Lodi News-Sentinel

Pandemic sets new records across U.S.

- By Margaret Newkirk, Jonathan Levin and Michelle Fay Cortez

The COVID-19 pandemic, which set records for infections and hospitaliz­ations across the U.S. on Wednesday, is now predicted to kill 180,000 Americans by October, adding to dire signs that prompted a stock-market selloff and drastic measures from government leaders.

The U.S. is again approachin­g its all-time high for daily new cases, 36,188, set April 24 as the New York area was ravaged. The daunting new numbers reflect the virus’s inexorable spread in some states that were slow to enforce lockdowns or quick to lift them. They made clear to places where the disease was late to arrive that there are no magical escapes.

California, Florida and Texas each hit records for new cases Wednesday, while Arizona is at a peak in hospitaliz­ations. New York, New Jersey and Connecticu­t set quarantine­s for incoming travelers from the hot zones, and North Carolina froze its reopening for three weeks.

Markets took note. The S&P 500 plunged 2.6%, led lower by energy and airline stocks, while yields on Treasuries fell.

Thomas Giordano, chief of infectious diseases at Baylor College of Medicine in Texas, compared the outbreak to a wildfire that started in the northern corners of the U.S. and slowly spread south.

“As people started emerging and businesses started opening, it was like oxygen for those embers and it’s stoked the fire,” he said. “It’s been burning in Texas and other places in the South without any changes in policy. I do worry that this is going to run wild.”

The fresh estimate of deaths by the University of Washington’s Institute for Health Metrics and Evaluation was actually about 10% lower than a previous model.

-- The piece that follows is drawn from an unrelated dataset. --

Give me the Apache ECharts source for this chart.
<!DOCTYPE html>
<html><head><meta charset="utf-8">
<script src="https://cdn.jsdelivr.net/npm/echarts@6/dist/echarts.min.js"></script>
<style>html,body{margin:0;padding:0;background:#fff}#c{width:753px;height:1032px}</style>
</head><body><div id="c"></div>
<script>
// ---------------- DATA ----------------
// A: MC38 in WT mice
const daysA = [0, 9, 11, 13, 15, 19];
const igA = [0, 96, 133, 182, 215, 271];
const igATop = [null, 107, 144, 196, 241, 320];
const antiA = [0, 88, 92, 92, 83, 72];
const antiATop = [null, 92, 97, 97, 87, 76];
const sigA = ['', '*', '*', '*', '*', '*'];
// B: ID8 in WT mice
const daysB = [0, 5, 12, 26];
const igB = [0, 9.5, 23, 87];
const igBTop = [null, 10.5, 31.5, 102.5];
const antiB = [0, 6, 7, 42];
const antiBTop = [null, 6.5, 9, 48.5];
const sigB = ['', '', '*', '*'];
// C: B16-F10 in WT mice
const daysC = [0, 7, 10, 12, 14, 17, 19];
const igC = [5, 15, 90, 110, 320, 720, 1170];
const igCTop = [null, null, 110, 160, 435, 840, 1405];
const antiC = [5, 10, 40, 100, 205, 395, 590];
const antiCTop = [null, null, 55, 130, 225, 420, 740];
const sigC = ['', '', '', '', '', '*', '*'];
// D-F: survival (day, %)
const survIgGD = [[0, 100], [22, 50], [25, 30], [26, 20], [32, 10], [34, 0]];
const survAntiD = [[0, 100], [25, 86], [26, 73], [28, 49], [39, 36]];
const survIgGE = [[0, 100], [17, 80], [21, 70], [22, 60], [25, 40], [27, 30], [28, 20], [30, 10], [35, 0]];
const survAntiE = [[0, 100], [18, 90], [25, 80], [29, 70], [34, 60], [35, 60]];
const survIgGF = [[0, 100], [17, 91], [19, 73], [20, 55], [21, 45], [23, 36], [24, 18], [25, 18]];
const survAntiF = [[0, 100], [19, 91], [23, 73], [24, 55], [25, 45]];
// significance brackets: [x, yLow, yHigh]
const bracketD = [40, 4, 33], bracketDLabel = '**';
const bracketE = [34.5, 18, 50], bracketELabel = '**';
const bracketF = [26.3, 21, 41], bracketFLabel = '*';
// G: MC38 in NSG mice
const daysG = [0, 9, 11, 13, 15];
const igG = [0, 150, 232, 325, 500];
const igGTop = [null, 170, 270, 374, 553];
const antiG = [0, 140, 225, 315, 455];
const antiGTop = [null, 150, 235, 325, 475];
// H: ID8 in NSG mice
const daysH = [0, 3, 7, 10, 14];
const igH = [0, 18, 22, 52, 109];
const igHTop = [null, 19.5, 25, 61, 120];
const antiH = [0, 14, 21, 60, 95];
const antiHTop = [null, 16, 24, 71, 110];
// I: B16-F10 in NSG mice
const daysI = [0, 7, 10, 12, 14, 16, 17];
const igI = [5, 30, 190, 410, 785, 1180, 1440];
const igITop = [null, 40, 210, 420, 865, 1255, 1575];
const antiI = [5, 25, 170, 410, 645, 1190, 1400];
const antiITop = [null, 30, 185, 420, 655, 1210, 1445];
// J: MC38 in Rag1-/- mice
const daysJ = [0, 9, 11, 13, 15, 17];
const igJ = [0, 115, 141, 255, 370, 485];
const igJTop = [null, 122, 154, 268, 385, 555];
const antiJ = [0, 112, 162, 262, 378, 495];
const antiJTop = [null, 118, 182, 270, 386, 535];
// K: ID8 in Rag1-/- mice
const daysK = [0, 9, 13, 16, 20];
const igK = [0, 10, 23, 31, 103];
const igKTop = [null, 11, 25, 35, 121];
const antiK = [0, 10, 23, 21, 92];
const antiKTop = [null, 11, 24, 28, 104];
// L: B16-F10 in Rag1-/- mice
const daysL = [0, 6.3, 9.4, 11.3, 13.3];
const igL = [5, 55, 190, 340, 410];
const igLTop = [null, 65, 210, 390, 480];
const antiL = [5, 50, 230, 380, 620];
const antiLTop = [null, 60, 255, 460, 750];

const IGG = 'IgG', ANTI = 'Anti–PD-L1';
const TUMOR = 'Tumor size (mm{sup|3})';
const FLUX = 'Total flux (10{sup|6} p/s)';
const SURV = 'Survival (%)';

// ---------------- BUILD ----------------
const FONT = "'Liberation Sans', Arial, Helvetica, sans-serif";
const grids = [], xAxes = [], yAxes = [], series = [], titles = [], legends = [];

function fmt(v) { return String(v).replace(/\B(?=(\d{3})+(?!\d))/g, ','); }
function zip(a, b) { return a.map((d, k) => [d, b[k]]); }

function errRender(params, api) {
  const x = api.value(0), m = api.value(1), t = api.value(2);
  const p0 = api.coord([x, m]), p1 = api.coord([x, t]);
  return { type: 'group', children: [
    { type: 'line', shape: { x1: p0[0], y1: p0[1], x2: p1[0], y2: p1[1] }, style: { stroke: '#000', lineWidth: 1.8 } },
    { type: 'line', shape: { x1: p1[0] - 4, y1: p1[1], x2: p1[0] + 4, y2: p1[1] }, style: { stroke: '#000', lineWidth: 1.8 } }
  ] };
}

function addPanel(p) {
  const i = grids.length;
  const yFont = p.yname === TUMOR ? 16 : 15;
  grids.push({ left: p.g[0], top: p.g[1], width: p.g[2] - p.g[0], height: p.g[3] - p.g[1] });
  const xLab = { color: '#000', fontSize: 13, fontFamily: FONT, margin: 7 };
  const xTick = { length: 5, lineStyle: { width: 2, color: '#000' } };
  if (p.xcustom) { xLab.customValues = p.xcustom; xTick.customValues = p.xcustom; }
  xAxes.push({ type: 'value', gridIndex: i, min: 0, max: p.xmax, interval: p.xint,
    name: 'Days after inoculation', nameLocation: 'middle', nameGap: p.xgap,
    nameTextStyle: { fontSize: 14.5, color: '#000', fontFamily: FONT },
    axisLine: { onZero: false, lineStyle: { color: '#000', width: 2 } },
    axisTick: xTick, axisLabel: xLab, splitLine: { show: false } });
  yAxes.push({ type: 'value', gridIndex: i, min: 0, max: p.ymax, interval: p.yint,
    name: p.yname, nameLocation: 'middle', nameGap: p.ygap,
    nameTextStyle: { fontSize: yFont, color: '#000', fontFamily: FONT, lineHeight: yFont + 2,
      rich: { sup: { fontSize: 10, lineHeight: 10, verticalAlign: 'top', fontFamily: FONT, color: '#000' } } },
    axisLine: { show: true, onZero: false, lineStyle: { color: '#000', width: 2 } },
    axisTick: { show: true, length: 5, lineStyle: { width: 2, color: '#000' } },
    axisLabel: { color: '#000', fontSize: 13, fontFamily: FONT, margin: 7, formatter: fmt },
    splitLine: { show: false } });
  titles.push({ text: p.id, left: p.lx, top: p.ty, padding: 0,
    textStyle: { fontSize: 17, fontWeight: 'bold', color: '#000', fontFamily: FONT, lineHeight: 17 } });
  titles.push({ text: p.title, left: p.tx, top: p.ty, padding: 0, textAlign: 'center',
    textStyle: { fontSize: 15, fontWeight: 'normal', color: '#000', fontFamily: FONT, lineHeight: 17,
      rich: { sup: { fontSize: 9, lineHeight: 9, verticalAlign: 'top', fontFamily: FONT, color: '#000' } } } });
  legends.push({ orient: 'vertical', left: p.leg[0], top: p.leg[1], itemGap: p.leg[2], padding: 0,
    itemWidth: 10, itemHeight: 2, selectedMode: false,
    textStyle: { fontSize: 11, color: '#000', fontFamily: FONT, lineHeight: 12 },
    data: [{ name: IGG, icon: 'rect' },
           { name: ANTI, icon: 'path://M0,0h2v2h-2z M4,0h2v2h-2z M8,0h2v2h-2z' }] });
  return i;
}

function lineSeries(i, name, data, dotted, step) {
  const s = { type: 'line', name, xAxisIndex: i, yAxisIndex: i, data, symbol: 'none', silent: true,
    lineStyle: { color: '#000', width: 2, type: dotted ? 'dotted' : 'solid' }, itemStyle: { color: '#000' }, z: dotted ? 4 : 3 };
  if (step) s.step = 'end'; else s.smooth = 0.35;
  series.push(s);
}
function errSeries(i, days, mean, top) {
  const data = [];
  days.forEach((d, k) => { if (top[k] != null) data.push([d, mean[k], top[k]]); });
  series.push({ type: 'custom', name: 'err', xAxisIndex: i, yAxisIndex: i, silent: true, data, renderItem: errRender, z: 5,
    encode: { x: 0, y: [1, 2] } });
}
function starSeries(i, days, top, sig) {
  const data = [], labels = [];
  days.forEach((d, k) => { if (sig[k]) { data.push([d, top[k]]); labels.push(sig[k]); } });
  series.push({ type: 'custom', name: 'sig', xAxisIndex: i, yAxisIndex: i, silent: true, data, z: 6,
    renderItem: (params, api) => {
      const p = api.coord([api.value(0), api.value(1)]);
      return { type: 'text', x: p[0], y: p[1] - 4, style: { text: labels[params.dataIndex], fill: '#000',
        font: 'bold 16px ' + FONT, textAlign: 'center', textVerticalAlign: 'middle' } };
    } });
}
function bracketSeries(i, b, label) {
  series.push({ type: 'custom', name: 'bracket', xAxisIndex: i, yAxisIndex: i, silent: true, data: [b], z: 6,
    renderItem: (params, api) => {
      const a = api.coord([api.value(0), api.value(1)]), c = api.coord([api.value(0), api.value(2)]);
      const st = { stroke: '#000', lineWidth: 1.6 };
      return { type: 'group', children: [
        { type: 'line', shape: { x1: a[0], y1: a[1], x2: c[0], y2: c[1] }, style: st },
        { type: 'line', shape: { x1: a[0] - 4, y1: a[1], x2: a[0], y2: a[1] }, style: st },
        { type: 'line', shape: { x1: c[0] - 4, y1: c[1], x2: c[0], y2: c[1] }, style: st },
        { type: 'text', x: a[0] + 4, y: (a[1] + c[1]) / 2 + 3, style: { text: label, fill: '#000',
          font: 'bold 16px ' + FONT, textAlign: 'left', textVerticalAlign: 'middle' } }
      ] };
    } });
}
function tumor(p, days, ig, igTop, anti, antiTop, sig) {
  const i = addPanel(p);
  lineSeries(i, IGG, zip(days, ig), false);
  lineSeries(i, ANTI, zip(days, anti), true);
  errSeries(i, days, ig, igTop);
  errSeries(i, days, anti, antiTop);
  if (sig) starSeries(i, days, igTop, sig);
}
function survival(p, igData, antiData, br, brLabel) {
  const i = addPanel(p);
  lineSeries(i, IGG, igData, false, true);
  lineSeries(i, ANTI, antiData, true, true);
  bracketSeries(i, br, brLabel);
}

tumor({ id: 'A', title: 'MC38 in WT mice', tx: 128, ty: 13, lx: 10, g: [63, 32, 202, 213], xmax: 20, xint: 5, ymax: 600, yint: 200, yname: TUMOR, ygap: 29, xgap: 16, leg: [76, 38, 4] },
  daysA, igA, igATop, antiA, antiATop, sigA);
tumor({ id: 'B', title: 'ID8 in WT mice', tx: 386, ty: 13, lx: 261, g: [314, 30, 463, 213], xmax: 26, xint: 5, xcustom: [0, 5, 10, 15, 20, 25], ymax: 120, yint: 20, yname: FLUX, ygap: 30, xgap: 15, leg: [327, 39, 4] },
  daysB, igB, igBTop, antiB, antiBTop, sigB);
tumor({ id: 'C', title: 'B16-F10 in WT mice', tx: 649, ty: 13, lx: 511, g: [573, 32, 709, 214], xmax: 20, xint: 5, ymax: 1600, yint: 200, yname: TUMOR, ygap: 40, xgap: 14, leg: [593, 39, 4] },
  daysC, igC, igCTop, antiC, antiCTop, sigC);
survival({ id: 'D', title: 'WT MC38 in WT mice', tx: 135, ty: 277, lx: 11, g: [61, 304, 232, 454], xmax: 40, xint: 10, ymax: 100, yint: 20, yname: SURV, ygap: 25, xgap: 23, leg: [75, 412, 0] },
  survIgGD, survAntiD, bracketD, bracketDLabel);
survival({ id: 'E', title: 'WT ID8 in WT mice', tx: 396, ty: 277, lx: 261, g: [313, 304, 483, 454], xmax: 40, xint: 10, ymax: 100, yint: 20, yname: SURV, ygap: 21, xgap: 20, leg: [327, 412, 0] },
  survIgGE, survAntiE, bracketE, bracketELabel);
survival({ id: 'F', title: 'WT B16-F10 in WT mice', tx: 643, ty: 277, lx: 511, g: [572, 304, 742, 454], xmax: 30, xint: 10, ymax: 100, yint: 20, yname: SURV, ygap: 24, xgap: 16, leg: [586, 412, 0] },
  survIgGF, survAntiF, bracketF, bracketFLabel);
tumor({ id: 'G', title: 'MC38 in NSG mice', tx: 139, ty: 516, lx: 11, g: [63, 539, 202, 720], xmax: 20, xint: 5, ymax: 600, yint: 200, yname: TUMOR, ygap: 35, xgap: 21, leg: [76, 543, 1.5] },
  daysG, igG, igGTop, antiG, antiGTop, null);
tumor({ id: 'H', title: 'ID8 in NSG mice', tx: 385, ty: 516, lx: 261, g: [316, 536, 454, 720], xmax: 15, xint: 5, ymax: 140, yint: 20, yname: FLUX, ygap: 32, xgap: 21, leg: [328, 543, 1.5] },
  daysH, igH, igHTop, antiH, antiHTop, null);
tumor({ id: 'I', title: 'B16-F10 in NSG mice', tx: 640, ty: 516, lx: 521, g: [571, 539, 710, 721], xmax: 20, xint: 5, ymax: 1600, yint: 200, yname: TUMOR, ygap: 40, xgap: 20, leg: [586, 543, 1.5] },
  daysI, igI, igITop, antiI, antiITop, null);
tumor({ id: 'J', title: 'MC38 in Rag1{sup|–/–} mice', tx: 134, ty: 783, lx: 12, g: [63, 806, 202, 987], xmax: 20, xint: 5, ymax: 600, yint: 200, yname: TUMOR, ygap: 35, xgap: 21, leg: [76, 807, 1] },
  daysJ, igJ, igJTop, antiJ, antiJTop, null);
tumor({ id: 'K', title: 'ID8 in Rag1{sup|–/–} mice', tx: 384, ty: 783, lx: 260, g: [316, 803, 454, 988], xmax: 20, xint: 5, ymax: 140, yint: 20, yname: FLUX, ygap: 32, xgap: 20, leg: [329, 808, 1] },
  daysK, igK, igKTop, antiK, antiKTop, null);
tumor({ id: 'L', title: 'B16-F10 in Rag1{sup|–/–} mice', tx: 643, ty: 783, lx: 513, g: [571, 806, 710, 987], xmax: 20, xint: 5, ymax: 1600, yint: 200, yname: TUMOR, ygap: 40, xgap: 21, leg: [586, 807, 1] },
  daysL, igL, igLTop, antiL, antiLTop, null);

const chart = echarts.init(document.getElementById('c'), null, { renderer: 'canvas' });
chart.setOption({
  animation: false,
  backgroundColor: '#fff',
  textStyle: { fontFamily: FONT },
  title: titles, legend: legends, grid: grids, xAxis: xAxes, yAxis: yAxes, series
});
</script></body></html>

But after months of lockdown without a unified national strategy, more than 121,000 Americans have died already. The Trump administra­tion has largely left policy-making to the states, which have followed strategies ranging from tight lockdowns in Northeast to relative laissez-faire in the South and West.

In California, which was early to enact statewide shelter-in-place rules in March, Gov. Gavin Newsom urged residents to recommit to slowing the pandemic. Newsom, who last week issued an order requiring face masks in public, said too many people were letting down their guard against the virus, which has killed more than 5,600 people in the state. California has recorded record numbers of confirmed infections and hospitaliz­ations this week, as more businesses open and social justice demonstrat­ions continue.